What This Looks Like In A Weekly Plan

A balanced week might look like this:

  • Monday: revise one topic and make a short note

  • Tuesday: answer 5 topic questions

  • Wednesday: mark and rewrite the weakest answer

  • Thursday: retest the same skill under time

  • Friday: do one mixed section

  • Weekend: review scores and update the plan

This keeps knowledge revision and exam-performance revision connected. One feeds the other.

How To Know You Have Made The Shift

You have moved into exam-performance revision when your study sessions include:

  • real questions

  • time limits

  • mark scheme review

  • rewritten answers

  • error labels

  • retests

  • mixed sections

  • score tracking

If most sessions are still only reading, highlighting, or rewriting notes, you are still in knowledge revision.

Red Flags That You Are Stuck In Knowledge Revision

Watch for these signs:

  • you keep making notes but avoid questions

  • you can explain a topic but cannot score well on it

  • you recognise answers but cannot produce them

  • you do not mark with the official scheme

  • you rarely practise under time

  • your feedback says “too vague” or “not applied”

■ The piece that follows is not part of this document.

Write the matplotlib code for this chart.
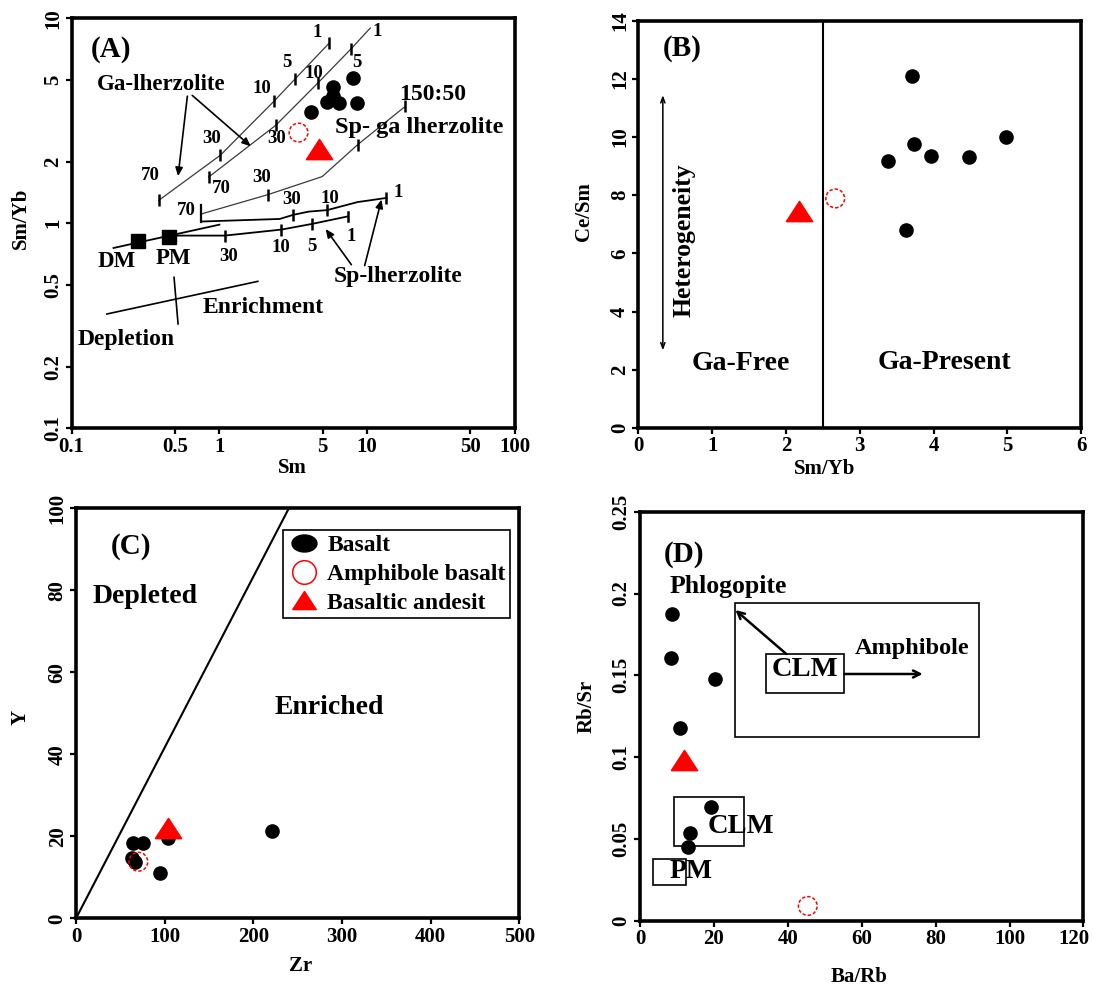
import numpy as np
import matplotlib
matplotlib.use('Agg')
import matplotlib.pyplot as plt
from matplotlib.lines import Line2D
from matplotlib.patches import Rectangle
from matplotlib.ticker import NullLocator
from matplotlib.transforms import ScaledTranslation

plt.rcParams['font.family'] = ['Liberation Serif', 'DejaVu Serif']
plt.rcParams['font.weight'] = 'bold'
plt.rcParams['axes.labelweight'] = 'bold'

# ---------------- data: panel A (Sm vs Sm/Yb) ----------------
basaltA_sm = [8.04, 5.89, 5.89, 5.31, 6.47, 8.48, 4.14]
basaltA_smyb = [5.10, 4.64, 4.18, 3.92, 3.85, 3.85, 3.50]
amphA_sm = [3.43]
amphA_smyb = [2.77]
andesA_sm = [4.75]
andesA_smyb = [2.30]
dm_pt = [0.281, 0.817]
pm_pt = [0.455, 0.861]
gaL1_sm = [0.389, 1.016, 2.34, 3.25, 5.51]
gaL1_smyb = [1.295, 2.15, 3.94, 5.06, 7.55]
gaL2_sm = [0.845, 2.41, 4.63, 7.77, 10.5]
gaL2_smyb = [1.68, 3.01, 4.83, 7.09, 8.97]
gaL2_tick_sm = [0.845, 2.41, 4.63, 7.77]
gaL2_tick_smyb = [1.68, 3.01, 4.83, 7.09]
spga_sm = [0.752, 2.13, 4.96, 8.63, 18.1]
spga_smyb = [1.11, 1.38, 1.69, 2.42, 3.72]
spga_tick_sm = [2.13, 8.63, 18.1]
spga_tick_smyb = [1.38, 2.42, 3.72]
spU_sm = [0.752, 2.56, 3.16, 4.01, 5.37, 8.63, 10.1, 13.5]
spU_smyb = [1.02, 1.05, 1.10, 1.14, 1.16, 1.27, 1.29, 1.33]
spU_tick_sm = [3.16, 5.37, 13.5]
spU_tick_smyb = [1.10, 1.16, 1.33]
spL_sm = [0.455, 1.09, 2.63, 4.23, 7.37]
spL_smyb = [0.871, 0.871, 0.932, 0.993, 1.08]
spL_tick_sm = [1.09, 2.63, 4.23]
spL_tick_smyb = [0.871, 0.932, 0.993]
bracket70_sm = [0.752, 0.752]
bracket70_smyb = [1.02, 1.23]
end1_sm = [7.37, 7.37]
end1_smyb = [1.03, 1.13]
dmpm_sm = [0.192, 1.0]
dmpm_smyb = [0.758, 0.985]
enrich_sm = [0.173, 1.82]
enrich_smyb = [0.361, 0.521]
deplet_sm = [0.493, 0.525]
deplet_smyb = [0.545, 0.323]

# ---------------- data: panel B (Sm/Yb vs Ce/Sm) ----------------
basaltB_smyb = [3.715, 3.378, 3.738, 3.960, 4.486, 4.985, 3.632]
basaltB_cesm = [12.11, 9.16, 9.75, 9.36, 9.30, 10.01, 6.82]
amphB_smyb = [2.668]
amphB_cesm = [7.89]
andesB_smyb = [2.183]
andesB_cesm = [7.45]
garnet_limit = 2.5
hetero_x = 0.332
hetero_y = [2.67, 11.44]

# ---------------- data: panel C (Zr vs Y) ----------------
basaltC_zr = [64.6, 75.9, 62.8, 66.5, 94.7, 104.1, 220.5]
basaltC_y = [18.3, 18.3, 14.6, 13.8, 11.0, 19.5, 21.4]
amphC_zr = [70.3]
amphC_y = [13.8]
andesC_zr = [104.1]
andesC_y = [22.0]
divide_zr = [0, 240]
divide_y = [0, 100]

# ---------------- data: panel D (Ba/Rb vs Rb/Sr) ----------------
basaltD_barb = [8.57, 8.39, 20.28, 10.78, 19.17, 13.55, 12.90]
basaltD_rbsr = [0.1872, 0.1603, 0.1475, 0.1176, 0.0697, 0.0538, 0.0452]
amphD_barb = [45.4]
amphD_rbsr = [0.0090]
andesD_barb = [11.80]
andesD_rbsr = [0.0982]
# field boxes: (x0, x1, y0, y1)
box_amph = (25.8, 91.7, 0.1125, 0.1944)
box_clm_up = (34.1, 55.3, 0.139, 0.163)
box_clm_low = (9.2, 28.1, 0.0458, 0.0754)
box_pm = (3.4, 12.4, 0.0218, 0.0375)

# ---------------- styles ----------------
TRI = [(-1, -0.77), (1, -0.77), (0, 0.77), (-1, -0.77)]
ELL = [(np.cos(t), 0.68 * np.sin(t)) for t in np.linspace(0, 2 * np.pi, 40)]
DOT_MS = 9.5
TRI_MS = 19
CIRC_S = 13.5 ** 2
TICK_FS = 15
LAB_FS = 15


def basalt(ax, x, y):
    ax.plot(x, y, 'o', ms=DOT_MS, color='black', ls='none', zorder=4)


def amph(ax, x, y):
    ax.scatter(x, y, s=CIRC_S, facecolors='none', edgecolors='red',
               linewidths=1.1, linestyles=(0, (2.2, 1.3)), zorder=5)


def andes(ax, x, y):
    ax.plot(x, y, marker=TRI, ms=TRI_MS, color='red', ls='none', zorder=6)


def style(ax, xt, xl, yt, yl):
    for s in ax.spines.values():
        s.set_linewidth(2.6)
    ax.set_xticks(xt)
    ax.set_xticklabels(xl, fontsize=TICK_FS, fontweight='bold')
    ax.set_yticks(yt)
    ax.set_yticklabels(yl, fontsize=TICK_FS, fontweight='bold', rotation=90, va='center')
    ax.xaxis.set_minor_locator(NullLocator())
    ax.yaxis.set_minor_locator(NullLocator())
    ax.tick_params(direction='out', length=4, width=1.6, pad=2)


def txt(ax, fx, fy, s, size, **kw):
    ax.text(fx, fy, s, transform=ax.transAxes, ha='center', va='center',
            fontsize=size, fontweight='bold', **kw)


fig = plt.figure(figsize=(10.94, 9.85), dpi=100)
axA = fig.add_axes([0.0655, 0.5652, 0.4052, 0.4162])
axB = fig.add_axes([0.5835, 0.5655, 0.4047, 0.4135])
axC = fig.add_axes([0.0695, 0.0677, 0.4052, 0.4162])
axD = fig.add_axes([0.5850, 0.0653, 0.4054, 0.4152])

# ================= Panel A =================
ax = axA
ax.set_xscale('log')
ax.set_yscale('log')
ax.set_xlim(0.1, 100)
ax.set_ylim(0.1, 10)
thin = dict(color='#3a3a3a', lw=0.9, zorder=2)
ax.plot(gaL1_sm, gaL1_smyb, **thin)
ax.plot(gaL2_sm, gaL2_smyb, **thin)
ax.plot(spga_sm, spga_smyb, **thin)
ax.plot(spU_sm, spU_smyb, color='black', lw=1.3, zorder=2)
ax.plot(spL_sm, spL_smyb, color='black', lw=1.3, zorder=2)
ax.plot(dmpm_sm, dmpm_smyb, color='black', lw=1.3, zorder=2)
ax.plot(bracket70_sm, bracket70_smyb, color='black', lw=1.6, zorder=2)
ax.plot(end1_sm, end1_smyb, color='black', lw=1.8, zorder=2)
tk = dict(marker='|', ms=8, mew=1.8, color='black', ls='none', zorder=3)
ax.plot(gaL1_sm, gaL1_smyb, **tk)
ax.plot(gaL2_tick_sm, gaL2_tick_smyb, **tk)
ax.plot(spga_tick_sm, spga_tick_smyb, **tk)
ax.plot(spU_tick_sm, spU_tick_smyb, **tk)
ax.plot(spL_tick_sm, spL_tick_smyb, **tk)
ax.plot(enrich_sm, enrich_smyb, color='black', lw=1.2)
ax.plot(deplet_sm, deplet_smyb, color='black', lw=1.2)
ax.plot([dm_pt[0]], [dm_pt[1]], 's', ms=9.5, color='black', zorder=4)
ax.plot([pm_pt[0]], [pm_pt[1]], 's', ms=9.5, color='black', zorder=4)
basalt(ax, basaltA_sm, basaltA_smyb)
amph(ax, amphA_sm, amphA_smyb)
andes(ax, andesA_sm, andesA_smyb)
style(ax, [0.1, 0.5, 1, 5, 10, 50, 100], ['0.1', '0.5', '1', '5', '10', '50', '100'],
      [0.1, 0.2, 0.5, 1, 2, 5, 10], ['0.1', '0.2', '0.5', '1', '2', '5', '10'])
ax.set_ylabel('Sm/Yb', fontsize=LAB_FS, va='center')
ax.yaxis.set_label_coords(-0.115, 0.513)
ax.set_xlabel('Sm', fontsize=LAB_FS, va='center')
ax.xaxis.set_label_coords(0.497, -0.097)
num = 13.5
for fx, fy, s in [(0.553, 0.965, '1'), (0.485, 0.892, '5'), (0.430, 0.829, '10'),
                  (0.315, 0.706, '30'), (0.177, 0.617, '70'),
                  (0.689, 0.967, '1'), (0.644, 0.893, '5'), (0.546, 0.865, '10'),
                  (0.462, 0.708, '30'), (0.338, 0.585, '70'),
                  (0.429, 0.611, '30'), (0.259, 0.531, '70'),
                  (0.496, 0.559, '30'), (0.583, 0.560, '10'), (0.736, 0.574, '1'),
                  (0.630, 0.468, '1'), (0.542, 0.444, '5'), (0.473, 0.440, '10'),
                  (0.355, 0.419, '30')]:
    txt(ax, fx, fy, s, num)
txt(ax, 0.814, 0.813, '150:50', 17)
txt(ax, 0.101, 0.407, 'DM', 16.5)
txt(ax, 0.230, 0.414, 'PM', 16.5)
txt(ax, 0.202, 0.839, 'Ga-lherzolite', 16.5)
txt(ax, 0.783, 0.734, 'Sp- ga lherzolite', 17.5)
txt(ax, 0.736, 0.371, 'Sp-lherzolite', 17)
txt(ax, 0.431, 0.295, 'Enrichment', 17)
txt(ax, 0.124, 0.216, 'Depletion', 17)
txt(ax, 0.089, 0.924, '(A)', 21)
arr = dict(arrowstyle='-|>,head_length=0.5,head_width=0.22', color='black', lw=1.2,
           shrinkA=0, shrinkB=0)
for (x0, y0), (x1, y1) in [((0.261, 0.810), (0.240, 0.615)),
                           ((0.272, 0.812), (0.404, 0.688)),
                           ((0.631, 0.399), (0.573, 0.486)),
                           ((0.661, 0.397), (0.699, 0.558))]:
    ax.annotate('', xy=(x1, y1), xytext=(x0, y0), xycoords='axes fraction',
                textcoords='axes fraction', arrowprops=arr)

# ================= Panel B =================
ax = axB
ax.set_xlim(0, 6)
ax.set_ylim(0, 14)
ax.axvline(garnet_limit, color='black', lw=1.5)
ax.annotate('', xy=(hetero_x, hetero_y[1]), xytext=(hetero_x, hetero_y[0]),
            arrowprops=dict(arrowstyle='<->,head_length=0.4,head_width=0.15',
                            color='black', lw=1.1, shrinkA=0, shrinkB=0))
basalt(ax, basaltB_smyb, basaltB_cesm)
amph(ax, amphB_smyb, amphB_cesm)
andes(ax, andesB_smyb, andesB_cesm)
style(ax, range(0, 7), [str(v) for v in range(0, 7)],
      range(0, 15, 2), [str(v) for v in range(0, 15, 2)])
ax.set_ylabel('Ce/Sm', fontsize=LAB_FS, va='center')
ax.yaxis.set_label_coords(-0.122, 0.531)
ax.set_xlabel('Sm/Yb', fontsize=LAB_FS, va='center')
ax.xaxis.set_label_coords(0.421, -0.100)
txt(ax, 0.098, 0.932, '(B)', 21)
txt(ax, 0.104, 0.461, 'Heterogeneity', 18.5, rotation=90)
txt(ax, 0.232, 0.158, 'Ga-Free', 20)
txt(ax, 0.691, 0.162, 'Ga-Present', 20)

# ================= Panel C =================
ax = axC
ax.set_xlim(0, 500)
ax.set_ylim(0, 100)
ax.plot(divide_zr, divide_y, color='black', lw=1.5)
basalt(ax, basaltC_zr, basaltC_y)
amph(ax, amphC_zr, amphC_y)
andes(ax, andesC_zr, andesC_y)
style(ax, range(0, 501, 100), [str(v) for v in range(0, 501, 100)],
      range(0, 101, 20), [str(v) for v in range(0, 101, 20)])
ax.set_ylabel('Y', fontsize=LAB_FS, va='center')
ax.yaxis.set_label_coords(-0.124, 0.491)
ax.set_xlabel('Zr', fontsize=LAB_FS, va='center')
ax.xaxis.set_label_coords(0.507, -0.117)
txt(ax, 0.123, 0.906, '(C)', 21)
txt(ax, 0.155, 0.784, 'Depleted', 20)
txt(ax, 0.571, 0.515, 'Enriched', 20)
handles = [Line2D([], [], marker=ELL, ms=18, color='black', ls='none'),
           Line2D([], [], marker='o', ms=17, mfc='none', mec='red', mew=1.1, ls='none'),
           Line2D([], [], marker=TRI, ms=17, color='red', ls='none')]
leg = ax.legend(handles, ['Basalt', 'Amphibole basalt', 'Basaltic andesit'],
                loc='upper left', bbox_to_anchor=(0.468, 0.947), frameon=True,
                fancybox=False, edgecolor='black', framealpha=1,
                prop=dict(family='Liberation Serif', weight='bold', size=17),
                borderpad=0.2, handlelength=1.3, handletextpad=0.35,
                labelspacing=0.3, borderaxespad=0)
leg.get_frame().set_linewidth(1.2)

# ================= Panel D =================
ax = axD
ax.set_xlim(0, 120)
ax.set_ylim(0, 0.25)
for (x0, x1, y0, y1) in [box_amph, box_clm_up, box_clm_low, box_pm]:
    ax.add_patch(Rectangle((x0, y0), x1 - x0, y1 - y0, fill=(x0 == box_clm_up[0]),
                           facecolor='white', edgecolor='black', lw=1.2, zorder=2))
ax.annotate('', xy=(box_amph[0], 0.1899), xytext=(39.6, box_clm_up[3]),
            arrowprops=dict(arrowstyle='->,head_length=0.5,head_width=0.25',
                            color='black', lw=1.8, shrinkA=0, shrinkB=0))
ax.annotate('', xy=(76.5, 0.1508), xytext=(box_clm_up[1], 0.1508),
            arrowprops=dict(arrowstyle='->,head_length=0.5,head_width=0.25',
                            color='black', lw=1.8, shrinkA=0, shrinkB=0))
basalt(ax, basaltD_barb, basaltD_rbsr)
amph(ax, amphD_barb, amphD_rbsr)
andes(ax, andesD_barb, andesD_rbsr)
style(ax, range(0, 121, 20), [str(v) for v in range(0, 121, 20)],
      [0, 0.05, 0.1, 0.15, 0.2, 0.25], ['0', '0.05', '0.1', '0.15', '0.2', '0.25'])
last = ax.get_xticklabels()[-1]
last.set_transform(last.get_transform() + ScaledTranslation(-10 / 100, 0, fig.dpi_scale_trans))
ax.set_ylabel('Rb/Sr', fontsize=LAB_FS, va='center')
ax.yaxis.set_label_coords(-0.121, 0.523)
ax.set_xlabel('Ba/Rb', fontsize=LAB_FS, va='center')
ax.xaxis.set_label_coords(0.493, -0.137)
txt(ax, 0.100, 0.896, '(D)', 21)
txt(ax, 0.198, 0.818, 'Phlogopite', 18.5)
txt(ax, 0.614, 0.666, 'Amphibole', 17.5)
txt(ax, 0.371, 0.614, 'CLM', 20.5)
txt(ax, 0.228, 0.230, 'CLM', 20.5)
txt(ax, 0.115, 0.120, 'PM', 20)

fig.savefig('out.png', dpi=100)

  • your scores do not improve despite long hours

These signs do not mean the revision is useless. They mean it needs to move into performance mode.

A Simple Rule To Follow

For every 30 minutes of knowledge revision, add at least 30 minutes of exam-performance practice.

That could mean:

  • 30 minutes of notes, then 30 minutes of questions

  • 30 minutes of flashcards, then 30 minutes of timed answers

  • 30 minutes of reading, then 30 minutes of marking and rewriting

The balance can change near exams. The closer the exam gets, the more time should shift toward performance.

What Students Should Remember

Knowledge revision builds understanding. Exam-performance revision builds marks. You need both, but they are not the same.

The strongest students do not stop when they understand a topic. They test it, time it, mark it, rewrite it, and retest it. That is how knowledge becomes exam performance.